Senator
- In office 12 September 2002 – 26 May 2010
- Constituency: Industrial and Commercial Panel

Personal details
- Born: 19 November 1949 County Laois, Ireland
- Died: 26 May 2010 (aged 60) Dublin, Ireland
- Party: Fianna Fáil
- Spouse: Mary Phelan
- Children: 5

= Kieran Phelan =

Irish politician (1949–2010)

Kieran Phelan (19 November 1949 – 26 May 2010) was an Irish Fianna Fáil politician and member of Seanad Éireann on the Industrial and Commercial Panel.
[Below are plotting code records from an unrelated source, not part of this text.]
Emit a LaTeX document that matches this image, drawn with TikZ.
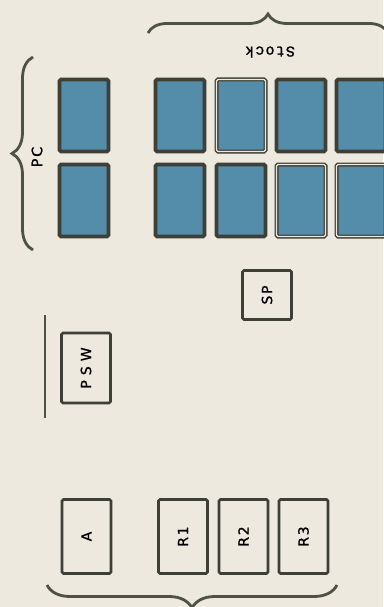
\documentclass[tikz,border=0pt]{standalone}
\usepackage{fontspec}
\setsansfont{DejaVu Sans}[FakeBold=1,LetterSpace=12]
\newfontfamily\stackfont{Liberation Mono}[FakeBold=1.2,LetterSpace=8]
\usetikzlibrary{decorations.pathreplacing}
\definecolor{paper}{RGB}{237,233,222}
\definecolor{ink}{RGB}{62,64,56}
\definecolor{cell}{RGB}{84,141,170}
\definecolor{bracecol}{RGB}{78,82,66}

\tikzset{
  reg/.style={draw=ink,line width=2.8pt,rounded corners=1.5pt,minimum width=49pt,
    minimum height=74pt,inner sep=0pt,font=\sffamily\fontsize{14}{14}\selectfont},
  cellbox/.style={draw=ink,fill=cell,line width=3.6pt,rounded corners=1.5pt,
    minimum width=49pt,minimum height=72pt,inner sep=0pt},
  dblbox/.style={cellbox,line width=1.4pt,double=paper,double distance=1.2pt},
  curly/.style={draw=bracecol,line width=2.8pt,decorate,decoration={brace,amplitude=#1}},
}

\begin{document}
\begin{tikzpicture}[x=1pt,y=-1pt]
  \fill[paper] (0,0) rectangle (383,607);
  \useasboundingbox (0,0) rectangle (383,607);
  % program counter
  \foreach \r/\y in {1/115.5,2/200.5}
    \node[cellbox] (pc\r) at (84,\y) {};
  \node[font=\sffamily\Large] (pclbl) at (37,157) {\rotatebox{90}{PC}};
  \draw[curly=21pt] (33,250) -- (33,57);
  % stack cells
  \foreach \n/\x/\y/\s in {st11/180/115.5/cellbox, st12/241/115.5/dblbox,
      st13/301/115.5/cellbox, st14/361/115.5/cellbox,
      st21/180/200.5/cellbox, st22/241/200.5/cellbox,
      st23/301/200.5/dblbox, st24/361/200.5/dblbox}
    \node[\s] (\n) at (\x,\y) {};
  \node[font=\fontsize{15}{15}\selectfont\stackfont,rotate=180] (stacklbl) at (270,52) {Stock};
  \draw[curly=19pt] (148,33) -- (388,33);
  % registers
  \node[reg,minimum width=49pt,minimum height=49pt] (sp) at (267,295) {\rotatebox{90}{SP}};
  \node[reg,minimum height=70pt] (psw) at (86,368)
    {\rotatebox{90}{\addfontfeature{LetterSpace=36}PSW}};
  \draw[bracecol,line width=2.2pt] (45,315) -- (45,418);
  \foreach \n/\x/\t in {a/86.5/A, r1/183/R1, r2/243.5/R2, r3/303.5/R3}
    \node[reg] (\n) at (\x,536.5) {\rotatebox{90}{\t}};
  \draw[curly=23pt] (337,585) -- (47,585);
\end{tikzpicture}
\end{document}
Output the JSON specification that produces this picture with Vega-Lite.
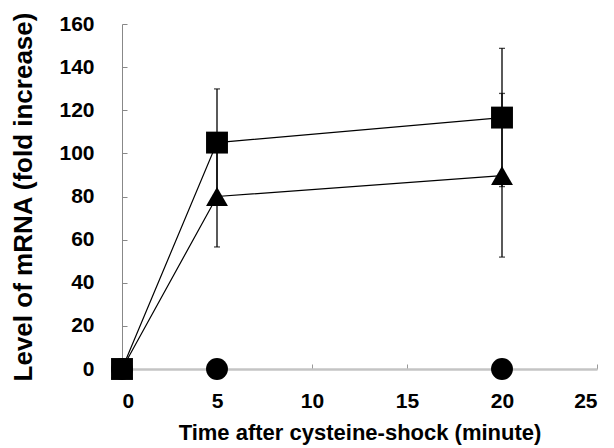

Phelan was a farmer and auctioneer. He was elected to Laois County Council in 1991 as a councillor for Borris-in-Ossory, where he topped the poll in 1999. He first stood for the Seanad in 1997, where he was an unsuccessful candidate on the Agricultural Panel, and in 2002 he was elected to the 22nd Seanad on the Industrial and Commercial Panel, which re-elected him in 2007.

Phelan died suddenly in Dublin on 26 May 2010. The death occurred at a Dublin hotel he was sharing with James McDaid, TD and medical practitioner, who later told of his frantic bid to revive Phelan. McDaid had been upstairs listening to the radio when he was alerted by their colleague Dara Calleary.